Information provided –
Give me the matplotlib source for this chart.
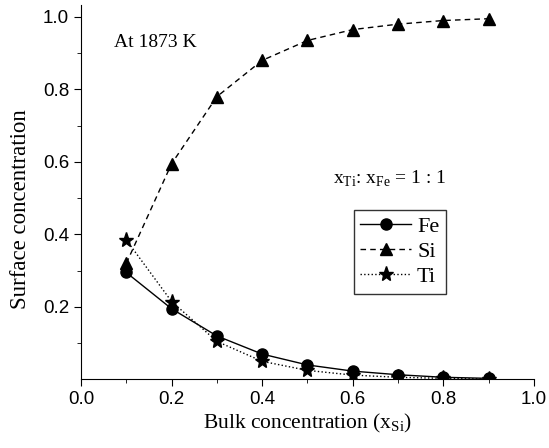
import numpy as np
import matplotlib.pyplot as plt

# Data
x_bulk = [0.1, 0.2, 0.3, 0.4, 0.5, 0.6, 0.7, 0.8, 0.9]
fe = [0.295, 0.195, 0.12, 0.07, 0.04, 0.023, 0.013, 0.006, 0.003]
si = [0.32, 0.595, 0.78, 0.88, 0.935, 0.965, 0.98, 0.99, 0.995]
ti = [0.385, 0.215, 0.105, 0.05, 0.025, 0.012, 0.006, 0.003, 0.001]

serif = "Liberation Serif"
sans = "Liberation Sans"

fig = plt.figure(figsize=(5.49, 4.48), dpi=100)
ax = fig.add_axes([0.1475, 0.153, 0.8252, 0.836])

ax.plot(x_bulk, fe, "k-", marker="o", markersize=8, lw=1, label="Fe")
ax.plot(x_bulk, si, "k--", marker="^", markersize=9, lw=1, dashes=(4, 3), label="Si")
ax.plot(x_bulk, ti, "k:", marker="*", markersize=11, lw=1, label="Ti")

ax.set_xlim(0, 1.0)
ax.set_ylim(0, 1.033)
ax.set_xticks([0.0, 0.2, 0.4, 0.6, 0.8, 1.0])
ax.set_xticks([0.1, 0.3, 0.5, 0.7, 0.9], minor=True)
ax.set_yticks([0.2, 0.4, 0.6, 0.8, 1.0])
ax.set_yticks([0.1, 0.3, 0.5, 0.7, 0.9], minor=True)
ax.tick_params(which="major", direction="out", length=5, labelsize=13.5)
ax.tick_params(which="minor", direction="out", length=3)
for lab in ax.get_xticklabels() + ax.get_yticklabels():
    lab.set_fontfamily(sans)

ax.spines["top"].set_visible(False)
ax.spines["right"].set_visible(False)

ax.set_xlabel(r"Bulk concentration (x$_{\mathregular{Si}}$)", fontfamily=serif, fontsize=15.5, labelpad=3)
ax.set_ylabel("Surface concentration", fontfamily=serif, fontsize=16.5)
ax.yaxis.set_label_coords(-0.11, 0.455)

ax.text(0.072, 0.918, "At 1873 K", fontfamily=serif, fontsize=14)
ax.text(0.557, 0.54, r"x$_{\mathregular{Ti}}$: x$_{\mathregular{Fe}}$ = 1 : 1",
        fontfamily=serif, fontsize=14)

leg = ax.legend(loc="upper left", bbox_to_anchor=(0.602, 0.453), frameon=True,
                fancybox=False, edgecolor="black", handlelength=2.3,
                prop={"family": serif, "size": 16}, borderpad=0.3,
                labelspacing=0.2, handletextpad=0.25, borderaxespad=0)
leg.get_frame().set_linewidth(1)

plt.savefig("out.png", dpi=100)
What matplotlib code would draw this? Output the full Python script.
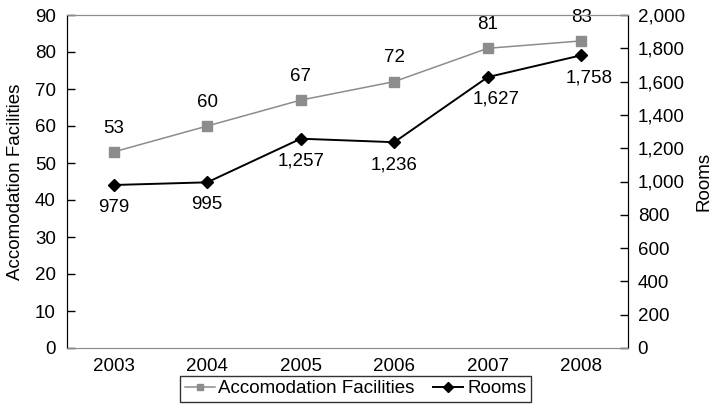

Given instruction – Look through the material and copy each line that has "this".

Exercise response –
Give me the matplotlib source for this chart.
What matplotlib code would draw this? Output the full Python script.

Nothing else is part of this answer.